Posisi ruang Multatuli yang tepat berada di tengah gedung memiliki filosofi khusus. Ubai menjelaskan, “Di sayap kanan museum ada sejarah kolonialisme lalu di sayap kiri ada sejarah kebangkitan rakyat melawan penjajahan. Jadi, Multatuli sebagai batas pemisah antara kolonialisme dengan bangkitnya nasionalisme. Dia tokoh antikolonial, meskipun dia bagian dari sistem kolonial.”
Kesan tentang kebangkitan nasional itu terasa ketika beranjak ke ruang kelima dan keenam. Ruang kelima yang didesain bernuansa merah-putih ini menampilkan rekam jejak perlawanan rakyat Banten melawan kolonialisme Belanda. Melalui infografis yang membentang di seluruh dinding dijelaskan bagaimana perlawanan rakyat Banten juga berkelindan dengan perjuangan nasional. Sementara ruang keenam dan ketujuh secara khusus menampilkan sejarah lokal Lebak dan Rangkasbitung.
Masih Terus Dilengkapi
Sebelum masuk museum, sambil mengisi buku tamu saya mencoba mengamati sekilas cacatan kunjungan museum baru itu. Meski saat saya datang museum sedang sepi, saya adalah pengunjung ke-49 hari itu. Kebanyakan pengunjungnya adalah masyarakat sekitar Lebak dan Banten. Dalam catatan itu, ada juga pengunjung dari Lampung.
Saya bertanya lebih jauh soal statistik kunjungan kepada Ubai. Sejauh ini sambutan dari masyarakat cukup positif. Selama 16 hari sejak pembukaan rata-rata per hari ada 80 sampai 100 pengunjung.
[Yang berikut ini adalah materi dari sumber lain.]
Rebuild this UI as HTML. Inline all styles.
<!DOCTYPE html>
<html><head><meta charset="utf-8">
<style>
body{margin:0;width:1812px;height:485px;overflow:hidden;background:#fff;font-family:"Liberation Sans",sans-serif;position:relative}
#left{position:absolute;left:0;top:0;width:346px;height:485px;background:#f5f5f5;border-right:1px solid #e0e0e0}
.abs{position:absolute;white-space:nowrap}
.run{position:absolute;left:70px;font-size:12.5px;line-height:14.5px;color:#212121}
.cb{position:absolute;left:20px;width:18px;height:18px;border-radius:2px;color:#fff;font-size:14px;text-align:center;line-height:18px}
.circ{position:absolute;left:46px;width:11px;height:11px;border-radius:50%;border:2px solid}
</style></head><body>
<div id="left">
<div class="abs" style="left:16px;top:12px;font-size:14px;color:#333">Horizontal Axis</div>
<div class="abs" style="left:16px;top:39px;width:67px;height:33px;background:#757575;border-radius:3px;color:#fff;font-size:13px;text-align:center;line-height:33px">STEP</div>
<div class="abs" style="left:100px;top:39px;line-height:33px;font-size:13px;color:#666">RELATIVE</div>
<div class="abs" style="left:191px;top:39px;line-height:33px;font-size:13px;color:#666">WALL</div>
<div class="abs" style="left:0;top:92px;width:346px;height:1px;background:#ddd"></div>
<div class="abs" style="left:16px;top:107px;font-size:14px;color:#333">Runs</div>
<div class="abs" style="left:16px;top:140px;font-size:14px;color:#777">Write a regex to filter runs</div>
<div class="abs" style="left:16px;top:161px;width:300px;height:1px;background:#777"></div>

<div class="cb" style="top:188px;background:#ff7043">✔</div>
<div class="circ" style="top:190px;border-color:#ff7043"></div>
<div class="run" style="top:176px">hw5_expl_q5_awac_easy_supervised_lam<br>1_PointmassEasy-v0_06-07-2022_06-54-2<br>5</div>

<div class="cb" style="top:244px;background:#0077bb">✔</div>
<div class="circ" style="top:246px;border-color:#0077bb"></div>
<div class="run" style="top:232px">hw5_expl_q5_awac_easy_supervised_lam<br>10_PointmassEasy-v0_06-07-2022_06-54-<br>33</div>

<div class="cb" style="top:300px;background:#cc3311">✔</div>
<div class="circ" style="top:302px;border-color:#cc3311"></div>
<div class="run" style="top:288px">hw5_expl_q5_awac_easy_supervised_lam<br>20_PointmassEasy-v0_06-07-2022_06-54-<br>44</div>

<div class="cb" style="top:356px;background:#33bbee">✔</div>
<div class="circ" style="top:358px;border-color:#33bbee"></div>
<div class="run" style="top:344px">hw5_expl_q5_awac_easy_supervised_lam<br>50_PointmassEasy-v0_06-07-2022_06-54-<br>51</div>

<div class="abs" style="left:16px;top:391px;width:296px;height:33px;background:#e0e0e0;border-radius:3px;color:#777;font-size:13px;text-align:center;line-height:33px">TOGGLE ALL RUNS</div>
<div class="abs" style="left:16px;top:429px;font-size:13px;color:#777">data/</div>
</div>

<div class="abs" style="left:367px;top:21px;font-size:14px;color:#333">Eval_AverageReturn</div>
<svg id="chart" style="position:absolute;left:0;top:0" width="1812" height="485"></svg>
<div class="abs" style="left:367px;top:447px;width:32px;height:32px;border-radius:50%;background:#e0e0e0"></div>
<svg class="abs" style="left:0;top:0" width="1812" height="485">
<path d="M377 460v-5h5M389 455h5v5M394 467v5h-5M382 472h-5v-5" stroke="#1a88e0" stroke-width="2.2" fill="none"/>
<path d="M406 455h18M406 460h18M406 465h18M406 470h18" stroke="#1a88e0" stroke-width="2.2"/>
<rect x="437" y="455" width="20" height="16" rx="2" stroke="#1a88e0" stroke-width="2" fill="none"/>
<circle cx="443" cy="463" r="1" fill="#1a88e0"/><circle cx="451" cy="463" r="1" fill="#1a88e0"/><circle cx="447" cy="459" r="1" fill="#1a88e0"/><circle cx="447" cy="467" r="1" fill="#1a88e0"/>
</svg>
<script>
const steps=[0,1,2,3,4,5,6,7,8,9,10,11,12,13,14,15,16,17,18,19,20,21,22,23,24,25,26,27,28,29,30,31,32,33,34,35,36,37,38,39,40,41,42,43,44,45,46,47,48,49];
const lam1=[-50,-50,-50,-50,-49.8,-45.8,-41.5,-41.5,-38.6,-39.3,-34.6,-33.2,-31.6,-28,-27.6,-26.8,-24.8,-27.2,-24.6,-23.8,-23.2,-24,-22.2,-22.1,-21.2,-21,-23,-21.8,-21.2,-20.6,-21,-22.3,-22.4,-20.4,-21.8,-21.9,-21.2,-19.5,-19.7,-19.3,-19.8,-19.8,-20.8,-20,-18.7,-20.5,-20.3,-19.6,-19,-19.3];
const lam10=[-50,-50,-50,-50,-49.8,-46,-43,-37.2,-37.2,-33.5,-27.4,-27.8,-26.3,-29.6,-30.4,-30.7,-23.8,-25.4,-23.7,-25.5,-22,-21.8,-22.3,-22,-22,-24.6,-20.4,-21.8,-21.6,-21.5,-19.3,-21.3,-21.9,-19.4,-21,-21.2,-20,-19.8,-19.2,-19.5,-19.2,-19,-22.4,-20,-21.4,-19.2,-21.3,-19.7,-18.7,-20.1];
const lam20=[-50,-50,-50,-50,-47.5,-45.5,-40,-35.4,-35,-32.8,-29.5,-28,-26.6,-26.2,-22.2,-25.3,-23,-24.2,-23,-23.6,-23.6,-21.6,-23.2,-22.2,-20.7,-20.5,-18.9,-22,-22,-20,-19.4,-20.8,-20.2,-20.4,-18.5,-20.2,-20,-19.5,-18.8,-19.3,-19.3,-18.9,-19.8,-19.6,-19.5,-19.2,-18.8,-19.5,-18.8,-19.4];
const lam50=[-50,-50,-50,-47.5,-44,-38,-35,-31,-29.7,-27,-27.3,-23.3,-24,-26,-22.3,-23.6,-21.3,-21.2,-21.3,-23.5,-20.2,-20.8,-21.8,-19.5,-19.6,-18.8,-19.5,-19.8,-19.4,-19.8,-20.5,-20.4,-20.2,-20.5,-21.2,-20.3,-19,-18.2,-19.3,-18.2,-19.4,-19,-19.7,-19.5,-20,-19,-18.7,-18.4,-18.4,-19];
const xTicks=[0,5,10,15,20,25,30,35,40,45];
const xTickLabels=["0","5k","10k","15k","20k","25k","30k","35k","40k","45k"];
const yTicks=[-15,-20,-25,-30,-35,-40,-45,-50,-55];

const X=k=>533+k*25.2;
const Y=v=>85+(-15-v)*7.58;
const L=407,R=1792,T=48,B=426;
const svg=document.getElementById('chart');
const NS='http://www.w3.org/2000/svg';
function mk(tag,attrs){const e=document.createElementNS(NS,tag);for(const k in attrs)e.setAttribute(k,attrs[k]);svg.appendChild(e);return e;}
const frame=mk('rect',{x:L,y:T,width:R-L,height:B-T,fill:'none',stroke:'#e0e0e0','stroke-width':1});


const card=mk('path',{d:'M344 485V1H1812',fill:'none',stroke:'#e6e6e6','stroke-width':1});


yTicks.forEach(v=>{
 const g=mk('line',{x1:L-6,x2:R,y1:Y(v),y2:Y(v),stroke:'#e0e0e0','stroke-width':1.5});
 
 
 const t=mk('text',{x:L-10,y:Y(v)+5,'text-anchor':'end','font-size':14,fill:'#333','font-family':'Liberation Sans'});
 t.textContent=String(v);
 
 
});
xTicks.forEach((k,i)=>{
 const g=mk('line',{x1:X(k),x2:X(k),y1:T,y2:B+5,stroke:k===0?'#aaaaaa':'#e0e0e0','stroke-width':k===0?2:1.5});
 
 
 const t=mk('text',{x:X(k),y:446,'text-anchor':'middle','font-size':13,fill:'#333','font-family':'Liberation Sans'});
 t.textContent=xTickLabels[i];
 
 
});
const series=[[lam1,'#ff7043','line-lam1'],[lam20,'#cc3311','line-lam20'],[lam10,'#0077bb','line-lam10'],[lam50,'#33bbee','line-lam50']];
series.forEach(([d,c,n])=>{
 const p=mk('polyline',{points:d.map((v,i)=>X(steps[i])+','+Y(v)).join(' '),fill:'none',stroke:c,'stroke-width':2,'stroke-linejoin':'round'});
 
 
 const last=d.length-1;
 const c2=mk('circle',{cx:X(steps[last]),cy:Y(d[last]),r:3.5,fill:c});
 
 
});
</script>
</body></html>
Kunjungan paling banyak tercatat pada Sabtu dan Minggu, antara 125 sampai 150 pengunjung.
“Dari catatan di buku tamu, pengunjung kebanyakan dari Rangkasbitung dan sekitar Jabodetabek. Paling jauh ada juga dari Makassar dan Lampung. Ada juga orang-orang yang sebelum ke Baduy mampir dulu ke sini,” tutur lelaki yang sejak 2009 aktif membacakan kisah Max Havelaar untuk anak-anak di pedesaan Lebak melalui komunitasnya itu.
Ubai mengaku selama dua minggu pembukaan museum ia kerap menerima surat permohonan kunjungan dari sekolah-sekolah di Lebak. Ia senang karena sejauh ini kunjungan ke museum adalah inisiatif dari masyarakat sendiri, tanpa ada instruksi khusus kepada sekolah-sekolah atau promosi khusus dari pihak Dinas Pariwisata Kabupaten Lebak.
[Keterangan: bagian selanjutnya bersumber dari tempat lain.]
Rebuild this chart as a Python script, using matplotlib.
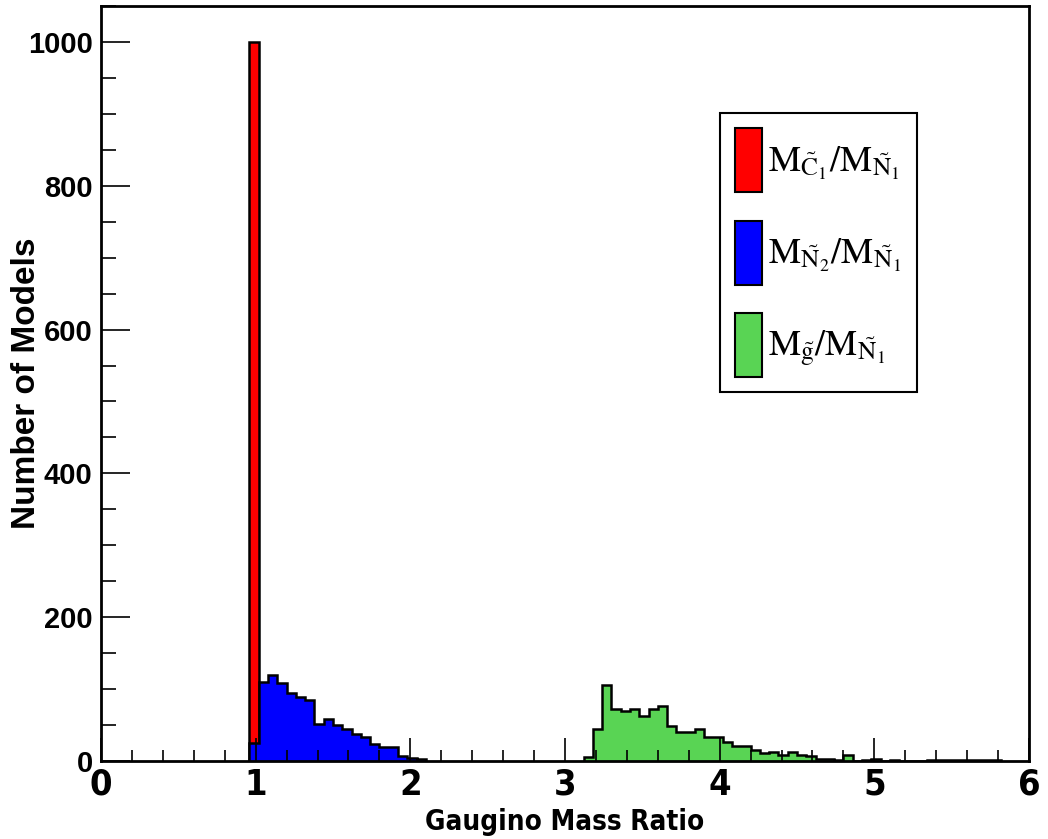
# Gaugino mass ratio histograms (ROOT style)

import matplotlib
matplotlib.use('Agg')
import matplotlib.pyplot as plt
from matplotlib.patches import Patch
from matplotlib.ticker import MultipleLocator
import numpy as np

plt.rcParams['mathtext.fontset'] = 'stix'

# histogram data: 100 bins on [0,6], width 0.06
bin_width = 0.06

red_start = 0.96
red_counts = [1000]

blue_start = 0.96
blue_counts = [25, 110, 120, 108, 94, 89, 85, 51, 58, 50, 45, 37, 33, 24, 20, 20,
               7, 4, 3]

green_start = 3.12
green_counts = [5, 45, 106, 72, 70, 73, 63, 72, 77, 48, 41, 41, 44, 34, 34, 26,
                21, 21, 15, 11, 13, 9, 13, 9, 7, 3, 3, 1, 9, 0, 1, 3, 0, 1, 0,
                0, 0, 1, 1, 1, 1, 1, 1, 1, 1]

labels = [r'$\mathrm{M}_{\tilde{\mathrm{C}}_1}/\mathrm{M}_{\tilde{\mathrm{N}}_1}$',
          r'$\mathrm{M}_{\tilde{\mathrm{N}}_2}/\mathrm{M}_{\tilde{\mathrm{N}}_1}$',
          r'$\mathrm{M}_{\tilde{\mathrm{g}}}/\mathrm{M}_{\tilde{\mathrm{N}}_1}$']
colors = ['#ff0000', '#0000ff', '#59d454']

x_ticks = [0, 1, 2, 3, 4, 5, 6]
y_ticks = [0, 200, 400, 600, 800, 1000]

narrow = ['DejaVu Sans']
normal = ['Liberation Sans', 'DejaVu Sans']

fig = plt.figure(figsize=(10.48, 8.39), dpi=100)
ax = fig.add_axes([101/1048, 1-761/839, 928/1048, 755/839])

def edges(start, counts):
	return start + bin_width*np.arange(len(counts)+1)

for start, counts, col in [(red_start, red_counts, colors[0]),
                           (blue_start, blue_counts, colors[1]),
                           (green_start, green_counts, colors[2])]:
	ax.stairs(counts, edges(start, counts), fill=True, facecolor=col,
	          edgecolor='black', linewidth=1.8)

ax.set_xlim(0, 6)
ax.set_ylim(0, 1050)

ax.set_xticks(x_ticks)
ax.set_yticks(y_ticks)
ax.xaxis.set_minor_locator(MultipleLocator(0.2))
ax.yaxis.set_minor_locator(MultipleLocator(50))
ax.tick_params(axis='x', which='major', direction='in', length=16.5, width=1.2, pad=5)
ax.tick_params(axis='x', which='minor', direction='in', length=8, width=1.2)
ax.tick_params(axis='y', which='major', direction='in', length=21, width=1.2, pad=6)
ax.tick_params(axis='y', which='minor', direction='in', length=10.5, width=1.2)
for spine in ax.spines.values():
	spine.set_linewidth(2)

for t in ax.get_xticklabels():
	t.set_family(narrow)
	t.set_fontstretch('condensed')
	t.set_fontweight('bold')
	t.set_fontsize(26)
for t in ax.get_yticklabels():
	t.set_family(normal)
	t.set_fontweight('bold')
	t.set_fontsize(21)

ax.set_xlabel('Gaugino Mass Ratio', family=narrow, fontstretch='condensed',
              fontweight='bold', fontsize=20, labelpad=4)
ax.set_ylabel('Number of Models', family=normal, fontweight='bold', fontsize=24)
ax.yaxis.set_label_coords(-0.064, 0.5)

handles = [Patch(facecolor=c, edgecolor='black', linewidth=1.5) for c in colors]
leg = ax.legend(handles, labels, loc='upper left', bbox_to_anchor=(0.667, 0.858),
                borderaxespad=0, fontsize=26, handlelength=0.75, handleheight=2.35,
                labelspacing=0.78, borderpad=0.42, handletextpad=0.17,
                fancybox=False, framealpha=1, edgecolor='black')
leg.get_frame().set_linewidth(1.5)

fig.savefig('out.png', dpi=100)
Tetapi, ia juga mengatakan bahwa untuk menarasikan tema besar antikolonialisme museum ini masih harus berbenah. Koleksi yang ada sekarang diakuinya belum cukup dan kebanyakan tidak terkait langsung dengan Multatuli. Karenanya selain promosi, para konseptor Museum Multatuli juga berupaya menambah koleksi museum.
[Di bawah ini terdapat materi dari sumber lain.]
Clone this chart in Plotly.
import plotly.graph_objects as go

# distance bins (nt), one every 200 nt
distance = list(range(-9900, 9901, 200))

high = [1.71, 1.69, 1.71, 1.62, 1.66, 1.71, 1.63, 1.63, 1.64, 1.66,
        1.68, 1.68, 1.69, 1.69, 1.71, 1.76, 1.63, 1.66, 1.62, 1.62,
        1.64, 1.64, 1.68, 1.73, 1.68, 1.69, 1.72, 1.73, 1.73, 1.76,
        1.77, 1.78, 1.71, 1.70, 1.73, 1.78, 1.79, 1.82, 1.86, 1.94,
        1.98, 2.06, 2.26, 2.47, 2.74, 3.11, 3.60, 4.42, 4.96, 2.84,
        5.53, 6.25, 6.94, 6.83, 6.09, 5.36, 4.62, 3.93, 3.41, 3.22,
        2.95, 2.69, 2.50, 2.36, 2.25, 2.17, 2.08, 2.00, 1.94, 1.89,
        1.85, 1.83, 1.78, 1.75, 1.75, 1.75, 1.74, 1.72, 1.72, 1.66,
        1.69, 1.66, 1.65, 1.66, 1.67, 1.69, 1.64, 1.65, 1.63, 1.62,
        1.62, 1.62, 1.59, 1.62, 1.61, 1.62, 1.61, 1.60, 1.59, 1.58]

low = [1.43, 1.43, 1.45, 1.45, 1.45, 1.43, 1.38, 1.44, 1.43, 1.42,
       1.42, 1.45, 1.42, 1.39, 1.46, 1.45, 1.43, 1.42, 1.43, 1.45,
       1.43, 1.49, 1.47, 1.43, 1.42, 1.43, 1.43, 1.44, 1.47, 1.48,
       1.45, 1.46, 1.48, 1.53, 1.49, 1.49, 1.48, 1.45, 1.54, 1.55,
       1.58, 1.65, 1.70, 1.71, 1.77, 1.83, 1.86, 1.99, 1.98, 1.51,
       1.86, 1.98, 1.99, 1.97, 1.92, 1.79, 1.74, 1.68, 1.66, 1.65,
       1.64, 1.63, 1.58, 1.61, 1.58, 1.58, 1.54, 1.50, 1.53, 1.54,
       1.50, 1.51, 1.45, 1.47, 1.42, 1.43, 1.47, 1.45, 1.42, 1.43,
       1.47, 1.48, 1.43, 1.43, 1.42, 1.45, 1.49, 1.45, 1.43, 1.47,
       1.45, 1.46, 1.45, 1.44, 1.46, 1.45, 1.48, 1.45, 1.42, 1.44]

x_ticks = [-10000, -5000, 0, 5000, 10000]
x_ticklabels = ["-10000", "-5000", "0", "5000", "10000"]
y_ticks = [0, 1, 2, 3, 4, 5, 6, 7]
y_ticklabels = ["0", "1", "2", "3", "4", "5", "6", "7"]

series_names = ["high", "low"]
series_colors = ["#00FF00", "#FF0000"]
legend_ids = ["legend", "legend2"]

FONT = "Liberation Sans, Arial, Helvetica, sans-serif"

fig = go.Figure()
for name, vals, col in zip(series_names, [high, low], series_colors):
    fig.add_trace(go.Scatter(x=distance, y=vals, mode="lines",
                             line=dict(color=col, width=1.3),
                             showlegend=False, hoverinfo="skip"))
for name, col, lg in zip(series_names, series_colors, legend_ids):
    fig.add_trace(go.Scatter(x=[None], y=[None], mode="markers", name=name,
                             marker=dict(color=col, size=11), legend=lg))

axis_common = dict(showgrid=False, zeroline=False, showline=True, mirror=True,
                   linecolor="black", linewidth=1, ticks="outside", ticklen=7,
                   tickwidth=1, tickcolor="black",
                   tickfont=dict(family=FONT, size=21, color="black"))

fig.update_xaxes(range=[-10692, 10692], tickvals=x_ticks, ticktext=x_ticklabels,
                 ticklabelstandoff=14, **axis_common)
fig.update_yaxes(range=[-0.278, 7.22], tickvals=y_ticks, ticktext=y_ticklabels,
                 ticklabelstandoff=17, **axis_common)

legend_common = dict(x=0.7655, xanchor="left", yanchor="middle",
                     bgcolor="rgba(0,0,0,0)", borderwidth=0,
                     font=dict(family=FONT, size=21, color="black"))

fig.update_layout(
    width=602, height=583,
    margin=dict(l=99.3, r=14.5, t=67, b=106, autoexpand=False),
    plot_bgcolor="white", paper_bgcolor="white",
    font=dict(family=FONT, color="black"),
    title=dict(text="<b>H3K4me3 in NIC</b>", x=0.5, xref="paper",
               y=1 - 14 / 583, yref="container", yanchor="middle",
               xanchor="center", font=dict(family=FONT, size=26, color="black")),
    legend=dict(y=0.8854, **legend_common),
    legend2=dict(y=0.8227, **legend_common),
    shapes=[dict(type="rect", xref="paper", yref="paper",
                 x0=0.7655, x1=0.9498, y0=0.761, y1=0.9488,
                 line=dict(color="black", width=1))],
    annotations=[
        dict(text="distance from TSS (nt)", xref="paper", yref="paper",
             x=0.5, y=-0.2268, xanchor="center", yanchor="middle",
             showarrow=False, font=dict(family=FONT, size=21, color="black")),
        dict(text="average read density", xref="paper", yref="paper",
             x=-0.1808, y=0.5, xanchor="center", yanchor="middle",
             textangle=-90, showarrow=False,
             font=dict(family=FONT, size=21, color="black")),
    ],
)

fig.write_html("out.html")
Bonnie Triyana juga mengatakan hal serupa. Secara terpisah ia mengatakan pertengahan tahun ini ia akan berangkat ke Belanda untuk mengurus hibah dari Rijks Museum berupa payung kebesaran milik Gubernur Jenderal Hindia Belanda Pieter Mijer (menjabat 1866-1872) dan baju dinas residen abad ke-19.
“Artefak-artefak itu adalah simbol kekuasaan feodal semasa kolonialisme Belanda. Karena ini museum antikolonialisme, artefak itu akan kami pamerkan sebagai simbol atau gambaran dari masyarakat jajahan,” pungkasnya.